For mesh rendering, developers are responsible for providing multiple levels of detail and implementing logic to scale between the LODs based on object-camera distance. Creating meshes at multiple levels of detail offline can be done automatically by tools; however, this can introduce artefacts as it is difficult for the most important features to be preserved through a procedural process. Because of this problem, artists may generate some or all of their mesh LODs by hand.
An additional benefit of LOD scaling is that it makes it much easier for games to adjust visual fidelity depending on the capabilities of the target device. For example, when running on a mid-tier mobile device a game may choose to only upload the lower-fidelity LOD levels to the GPU. Doing so reduces run-time memory consumption and reduces the total number of cycles required to render the assets.
Texture mipmapping is easy to do offline and online. Always use in 3D games.
Use mesh LODs as much as possible. Use automated LOD generation where possible. Create LODs by hand if automated generation gives poor results for key assets, e.g. game characters.
To avoid vertex attributes being duplicated in memory, index buffers are commonly used to define triangles by referencing each vertex in a mesh more than once. To ensure mesh data is accessed by drivers and GPUs efficiently, attribute and index data should be sorted to improve spatial locality. There are numerous publicly-documented and open-source triangle sorting libraries available, including:
Optimize attribute and index data for efficient cache access.
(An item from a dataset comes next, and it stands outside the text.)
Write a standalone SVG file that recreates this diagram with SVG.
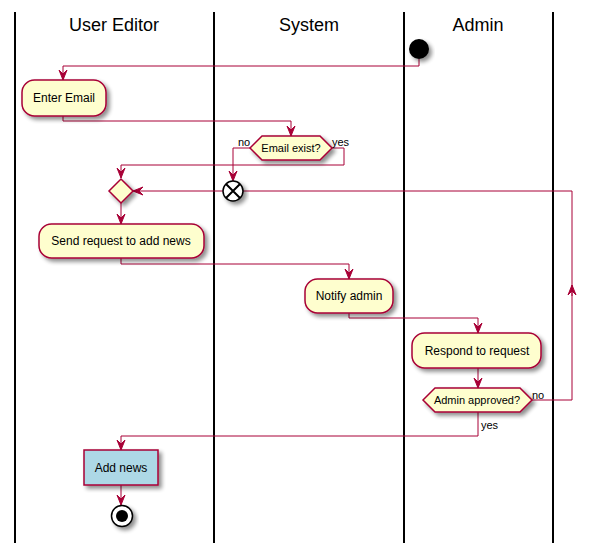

Ensure the draw references every vertex attribute between the lowest and highest index values.
To conserve memory and bandwidth requirements, games should consider using the minimum acceptable precision for each attribute in a mesh.
Interleaving attributes into a single buffer results in very efficient memory transfers as the driver and GPU can read from and write to contiguous blocks of memory. In modern mobile GPU architectures, vertex shader execution may be split into two steps; vertex transformation (accesses position attributes) and varying execution (all other attributes). To make the most of these architectures, we recommend using a dedicated vertex buffer for positional data and another to interleave the remaining attributes.
Store positional attribute data in one buffer.
Interleave all remaining attributes in a second buffer.
There are some situations in 3D rendering, such as cloth simulation, where vertex attributes need to be updated dynamically. To perform these updates efficiently, you should split vertex attributes into interleaved buffers that match the frequency that the attributes are being updated (e.g. static vs. per-frame updates) and consider double-buffering content that changes.
To ensure caches are accessed efficiently, vertex attributes should not cross 4-byte boundaries. For example if two 3-component vector attributes are needed, 1 byte of padding should be added at the end of each. Alternatively, a single component value should be added after each. When 2-component vectors are used, they should be packed to 4 bytes, followed by two single component attributes or padded to the 4-byte boundary.